Позднее в статье «Благонамеренность и деятельность» (Совр,1860, № 7), также частично направленной против Тургенева, Добролюбов, ратуя за появление в литературе образа деятеля нового типа, цельного человека, вновь упомянул «Фауста» Тургенева: «Нам не представляют внутренней работы и нравственной борьбы человека, сознавшего ложность настоящего порядка и упорно, неотступно добивающегося истины; нового Фауста никто нам и не думал изображать, хоть у нас есть даже и повесть с таким названием…» (Добролюбов,т, II, с. 248).

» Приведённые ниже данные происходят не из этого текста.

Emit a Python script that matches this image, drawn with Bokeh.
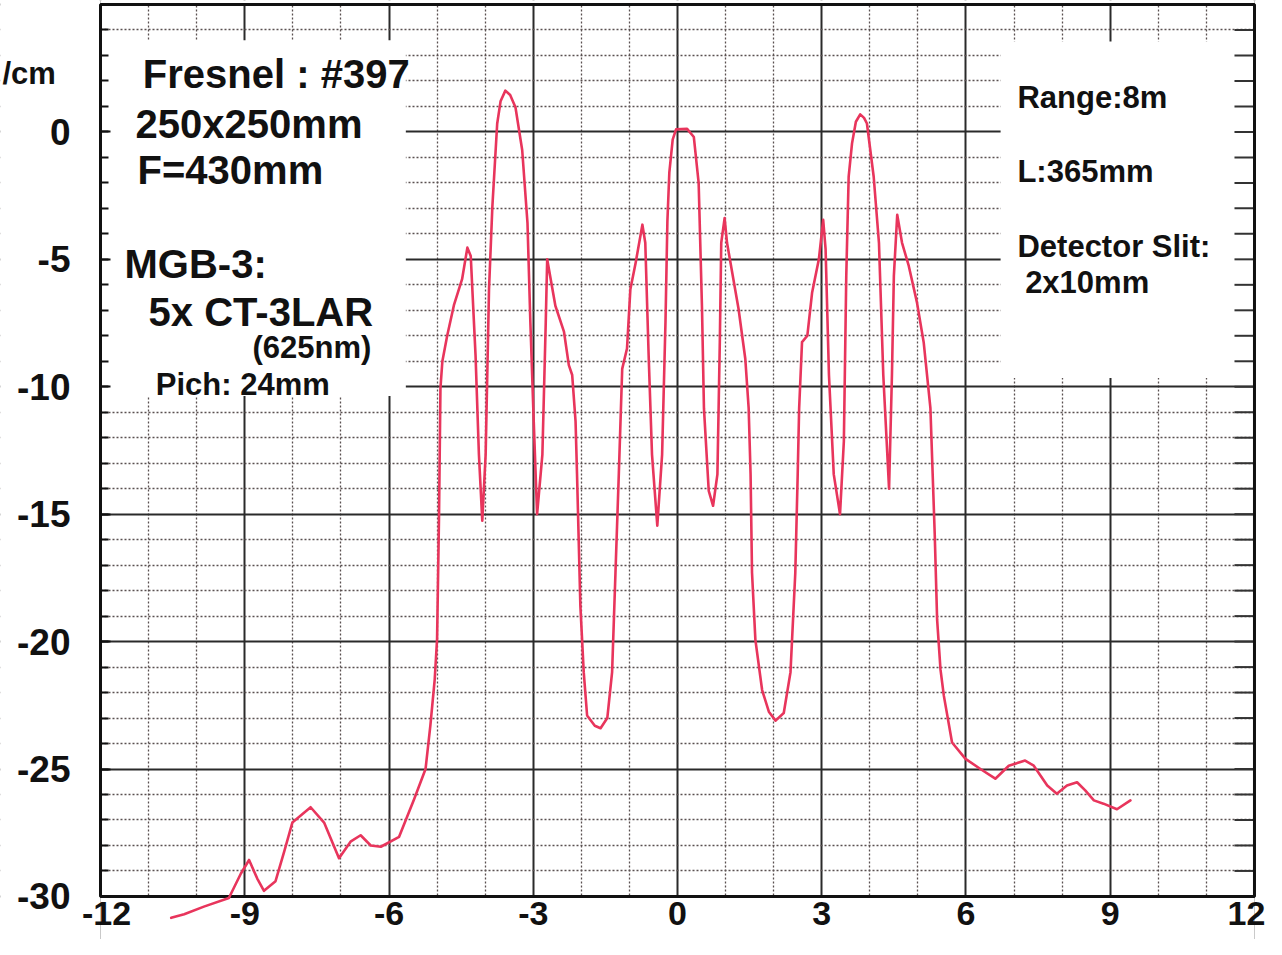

Чернышевский откликнулся на повесть в статье «Русский человек на rendez-vous» (Атеней, 1858, № 3). Поставив «Фауста» в связь с «Рудиным» и «Асей», Чернышевский раскрывает социальный аспект изображенного в повести конфликта. Рассматривая нерешительное «поведение» в любви героев этих произведений как показатель и для их отношения к «делу», Чернышевский разоблачает сходящего с общественной арены прежнего дворянского героя русской литературы. «В „Фаусте“, — пишет Чернышевский, — герой старается ободрить себя тем, что ни он, ни Вера не имеют друг к другу серьезного чувства; сидеть с ней, мечтать о ней — это его дело, но по части решительности, даже в словах, он держит себя так, что Вера сама должна сказать ему, что любит его < …> Не удивительно, что после такого поведения любимого человека (иначе, как „поведением“, нельзя назвать образ поступков этого господина) у бедной женщины сделалась нервическая горячка; еще натуральнее, что потом он стал плакаться на свою судьбу. Это в „Фаусте“; почти то же и в „Рудине“» (Чернышевский,т. V, с. 158–159).